Physicians say many people turn to internet prescription drug purchases because they either cannot afford to buy expensive prescriptions through pharmacies, or they have diagnosed themselves with a disease and begun treating it with drugs purchased over the internet without medical consultation.
In the Lancet article, UK researchers reported the case of a 64-year-old woman who diagnosed herself with chronic fatigue syndrome four years ago and began taking prednisolone purchased from an online company in Thailand. The woman recently developed steroid-induced glaucoma and cataracts from taking the drug, and is awaiting an eye operation.
The FDA says it is only aware of a handful of incidents involving patients being injured by unregulated online pharmaceuticals, but acknowledges that the number of internet pharmacies is growing. The Pharmaceutical and Research Manufacturers of America (PhRMA) say the UK woman's case demonstrates the dangers of buying drugs from foreign sources, and that patients should only buy drugs through regulated channels.

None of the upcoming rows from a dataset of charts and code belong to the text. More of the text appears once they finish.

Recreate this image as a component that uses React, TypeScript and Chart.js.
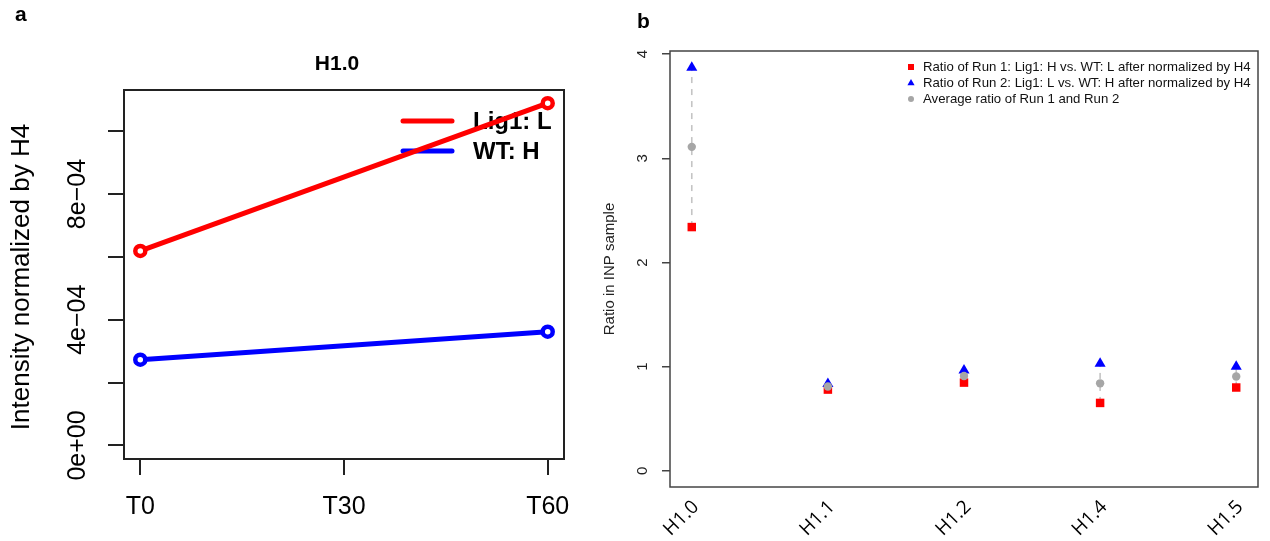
import React, { useEffect, useRef } from 'react';
import { Chart, registerables } from 'chart.js';

Chart.register(...registerables);

// ---------- Panel a data ----------
const timeLabels = ['T0', 'T30', 'T60'];
const timeValues = [0, 30, 60];
const lig1L: (number | null)[] = [6.19e-4, null, 10.89e-4];
const wtH: (number | null)[] = [2.73e-4, null, 3.62e-4];
const intensityTicks = [0, 2e-4, 4e-4, 6e-4, 8e-4, 10e-4];
const intensityTickLabels = ['0e+00', '', '4e\u221204', '', '8e\u221204', ''];
const legendA = ['Lig1: L', 'WT: H'];

// ---------- Panel b data ----------
const histones = ['H1.0', 'H1.1', 'H1.2', 'H1.4', 'H1.5'];
const run1 = [2.34, 0.78, 0.847, 0.652, 0.8];
const run2 = [3.87, 0.835, 0.965, 1.03, 1.0];
const avgRatio = [3.11, 0.81, 0.91, 0.84, 0.905];
const ratioTicks = [0, 1, 2, 3, 4];
const legendB = [
  'Ratio of Run 1: Lig1: H vs. WT: L after normalized by H4',
  'Ratio of Run 2: Lig1: L vs. WT: H after normalized by H4',
  'Average ratio of Run 1 and Run 2',
];

const FONT = '"Liberation Sans", Arial, Helvetica, sans-serif';
const RED = '#ff0000';
const BLUE = '#0000ff';
const GRAY = '#a6a6a6';

function toPoints(vals: (number | null)[]) {
  return timeValues
    .map((t, i) => ({ x: t, y: vals[i] }))
    .filter((p) => p.y !== null) as { x: number; y: number }[];
}

function makeA(canvas: HTMLCanvasElement) {
  const deco = {
    id: 'decoA',
    beforeDatasetsDraw(chart: any) {
      const { ctx } = chart;
      ctx.save();
      const rows = [121, 151];
      const cols = [RED, BLUE];
      rows.forEach((ry, i) => {
        ctx.strokeStyle = cols[i];
        ctx.lineWidth = 5;
        ctx.lineCap = 'round';
        ctx.beginPath();
        ctx.moveTo(403, ry);
        ctx.lineTo(452, ry);
        ctx.stroke();
        ctx.fillStyle = '#000';
        ctx.font = `bold 24px ${FONT}`;
        ctx.textAlign = 'left';
        ctx.textBaseline = 'middle';
        ctx.fillText(legendA[i], 473, ry + 1);
      });
      ctx.restore();
    },
    afterDraw(chart: any) {
      const { ctx, chartArea: a } = chart;
      const x = chart.scales.x;
      const y = chart.scales.y;
      ctx.save();
      ctx.strokeStyle = '#222';
      ctx.lineWidth = 2;
      ctx.strokeRect(a.left, a.top, a.right - a.left, a.bottom - a.top);
      ctx.fillStyle = '#000';
      ctx.font = `25px ${FONT}`;
      ctx.textAlign = 'center';
      ctx.textBaseline = 'middle';
      intensityTicks.forEach((v, i) => {
        const lab = intensityTickLabels[i];
        if (!lab) return;
        const py = y.getPixelForValue(v);
        ctx.save();
        ctx.translate(78, py);
        ctx.rotate(-Math.PI / 2);
        ctx.fillText(lab, 0, 0);
        ctx.restore();
      });
      timeValues.forEach((v, i) => {
        ctx.fillText(timeLabels[i], x.getPixelForValue(v), 507);
      });
      ctx.save();
      ctx.font = `26px ${FONT}`;
      ctx.translate(22, 277);
      ctx.rotate(-Math.PI / 2);
      ctx.fillText('Intensity normalized by H4', 0, 0);
      ctx.restore();
      ctx.font = `bold 21px ${FONT}`;
      ctx.fillText('H1.0', 337, 64);
      ctx.textAlign = 'left';
      ctx.textBaseline = 'alphabetic';
      ctx.fillText('a', 15, 21);
      ctx.restore();
    },
  };

  return new Chart(canvas, {
    type: 'line',
    data: {
      datasets: [
        {
          label: legendA[0],
          data: toPoints(lig1L),
          borderColor: RED,
          borderWidth: 5,
          pointRadius: 5,
          pointBorderWidth: 4.5,
          pointBackgroundColor: '#ffffff',
          pointBorderColor: RED,
          tension: 0,
        },
        {
          label: legendA[1],
          data: toPoints(wtH),
          borderColor: BLUE,
          borderWidth: 5,
          pointRadius: 5,
          pointBorderWidth: 4.5,
          pointBackgroundColor: '#ffffff',
          pointBorderColor: BLUE,
          tension: 0,
        },
      ],
    } as any,
    options: {
      animation: false,
      responsive: false,
      events: [],
      layout: { padding: { left: 124, right: 56, top: 90, bottom: 82 } },
      plugins: { legend: { display: false }, tooltip: { enabled: false }, title: { display: false } },
      scales: {
        x: {
          type: 'linear',
          min: -2.4,
          max: 62.4,
          afterBuildTicks: (s: any) => {
            s.ticks = timeValues.map((v) => ({ value: v }));
          },
          afterFit: (s: any) => {
            s.height = 0;
          },
          grid: { drawOnChartArea: false, drawTicks: true, tickLength: 16, color: '#222', lineWidth: 2 },
          border: { display: false },
          ticks: { display: false },
        },
        y: {
          type: 'linear',
          min: -0.43e-4,
          max: 11.31e-4,
          afterBuildTicks: (s: any) => {
            s.ticks = intensityTicks.map((v) => ({ value: v }));
          },
          afterFit: (s: any) => {
            s.width = 0;
          },
          grid: { drawOnChartArea: false, drawTicks: true, tickLength: 16, color: '#222', lineWidth: 2 },
          border: { display: false },
          ticks: { display: false },
        },
      },
    } as any,
    plugins: [deco],
  });
}

function makeB(canvas: HTMLCanvasElement) {
  const deco = {
    id: 'decoB',
    afterDraw(chart: any) {
      const { ctx, chartArea: a } = chart;
      const x = chart.scales.x;
      const y = chart.scales.y;
      ctx.save();
      ctx.strokeStyle = '#444';
      ctx.lineWidth = 1.5;
      ctx.strokeRect(a.left, a.top, a.right - a.left, a.bottom - a.top);
      ctx.fillStyle = '#222';
      ctx.font = `15px ${FONT}`;
      ctx.textAlign = 'center';
      ctx.textBaseline = 'middle';
      ratioTicks.forEach((v) => {
        ctx.save();
        ctx.translate(53, y.getPixelForValue(v));
        ctx.rotate(-Math.PI / 2);
        ctx.fillText(String(v), 0, 0);
        ctx.restore();
      });
      ctx.save();
      ctx.translate(20, 269);
      ctx.rotate(-Math.PI / 2);
      ctx.fillText('Ratio in INP sample', 0, 0);
      ctx.restore();
      // x labels
      ctx.fillStyle = '#000';
      ctx.font = `19px "Open Sans", ${FONT}`;
      ctx.textAlign = 'right';
      histones.forEach((h, i) => {
        ctx.save();
        ctx.translate(x.getPixelForValue(i) + 4, 504);
        ctx.rotate(-Math.PI / 4);
        ctx.fillText(h, 0, 0);
        ctx.restore();
      });
      // legend
      const mx = 321;
      const tx = 333;
      const rows = [67, 83, 99];
      ctx.fillStyle = RED;
      ctx.fillRect(mx - 3, rows[0] - 3, 6, 6);
      ctx.fillStyle = BLUE;
      ctx.beginPath();
      ctx.moveTo(mx, rows[1] - 4);
      ctx.lineTo(mx + 3.6, rows[1] + 2.2);
      ctx.lineTo(mx - 3.6, rows[1] + 2.2);
      ctx.closePath();
      ctx.fill();
      ctx.fillStyle = GRAY;
      ctx.beginPath();
      ctx.arc(mx, rows[2], 3, 0, Math.PI * 2);
      ctx.fill();
      ctx.fillStyle = '#111';
      ctx.font = `13.2px ${FONT}`;
      ctx.textAlign = 'left';
      legendB.forEach((t, i) => ctx.fillText(t, tx, rows[i] + 0.5));
      // panel letter
      ctx.fillStyle = '#000';
      ctx.font = `bold 21px ${FONT}`;
      ctx.textBaseline = 'alphabetic';
      ctx.fillText('b', 47, 28);
      ctx.restore();
    },
  };

  const dashed = histones.map((h, i) => ({
    type: 'scatter',
    label: 'range ' + h,
    data: [
      { x: i, y: run1[i] },
      { x: i, y: run2[i] },
    ],
    showLine: true,
    borderColor: '#c4c4c4',
    borderWidth: 1.6,
    borderDash: [6, 6],
    pointRadius: 0,
    order: 10,
  }));

  return new Chart(canvas, {
    type: 'scatter',
    data: {
      datasets: [
        {
          label: legendB[2],
          data: avgRatio.map((v, i) => ({ x: i, y: v })),
          pointStyle: 'circle',
          pointRadius: 4.2,
          pointBackgroundColor: GRAY,
          pointBorderColor: GRAY,
          pointBorderWidth: 0,
          order: 1,
        },
        {
          label: legendB[1],
          data: run2.map((v, i) => ({ x: i, y: v })),
          pointStyle: 'triangle',
          pointRadius: 6.4,
          pointBackgroundColor: BLUE,
          pointBorderColor: BLUE,
          pointBorderWidth: 0,
          order: 2,
        },
        {
          label: legendB[0],
          data: run1.map((v, i) => ({ x: i, y: v })),
          pointStyle: 'rect',
          pointRadius: 6,
          pointBackgroundColor: RED,
          pointBorderColor: RED,
          pointBorderWidth: 0,
          order: 3,
        },
        ...dashed,
      ],
    } as any,
    options: {
      animation: false,
      responsive: false,
      events: [],
      layout: { padding: { left: 80, right: 12, top: 51, bottom: 54 } },
      plugins: { legend: { display: false }, tooltip: { enabled: false }, title: { display: false } },
      scales: {
        x: {
          type: 'linear',
          min: -0.16,
          max: 4.16,
          afterBuildTicks: (s: any) => {
            s.ticks = histones.map((_, i) => ({ value: i }));
          },
          afterFit: (s: any) => {
            s.height = 0;
          },
          grid: { display: false },
          border: { display: false },
          ticks: { display: false },
        },
        y: {
          type: 'linear',
          min: -0.155,
          max: 4.03,
          afterBuildTicks: (s: any) => {
            s.ticks = ratioTicks.map((v) => ({ value: v }));
          },
          afterFit: (s: any) => {
            s.width = 0;
          },
          grid: { drawOnChartArea: false, drawTicks: true, tickLength: 8, color: '#444', lineWidth: 1.5 },
          border: { display: false },
          ticks: { display: false },
        },
      },
    } as any,
    plugins: [deco],
  });
}

export default function App() {
  const refA = useRef<HTMLCanvasElement>(null);
  const refB = useRef<HTMLCanvasElement>(null);
  useEffect(() => {
    const ca = makeA(refA.current!);
    const cb = makeB(refB.current!);
    return () => {
      ca.destroy();
      cb.destroy();
    };
  }, []);
  return (
    <div style={{ position: 'fixed', left: 0, top: 0, width: 1270, height: 541, background: '#ffffff' }}>
      <canvas ref={refA} width={620} height={541} style={{ position: 'absolute', left: 0, top: 0 }} />
      <canvas ref={refB} width={680} height={541} style={{ position: 'absolute', left: 590, top: 0 }} />
    </div>
  );
}
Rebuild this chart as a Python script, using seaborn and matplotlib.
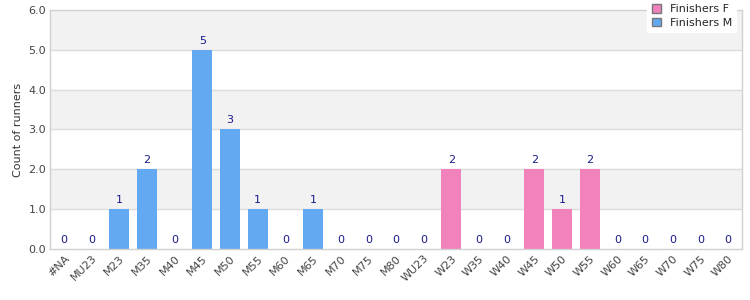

Critics of the pharmaceutical industry say that PhRMA and conventional doctors are upholding a double standard by condemning the dangers of internet-purchased drugs, when the same drugs with the same dangers are available at pharmacies at much greater cost. Natural health proponents say pharmaceuticals have always been dangerous, no matter the source, since more than 100,000 people are killed by prescription drugs every year in the U.S., and 16,500 are killed by gastrointestinal bleeding every year from taking over-the-counter painkillers.
"The truth is that buying prescription drugs from anywhere, including a local pharmacy, is potentially dangerous," says Mike Adams, a consumer health advocate. "Drugs purchased at pharmacies currently kill thousands of times as many consumers each year as drugs purchased online, and they injure over 2 million Americans annually. But you don't see the FDA or the mainstream media warning consumers about the dangers of buying from pharmacies, do you?"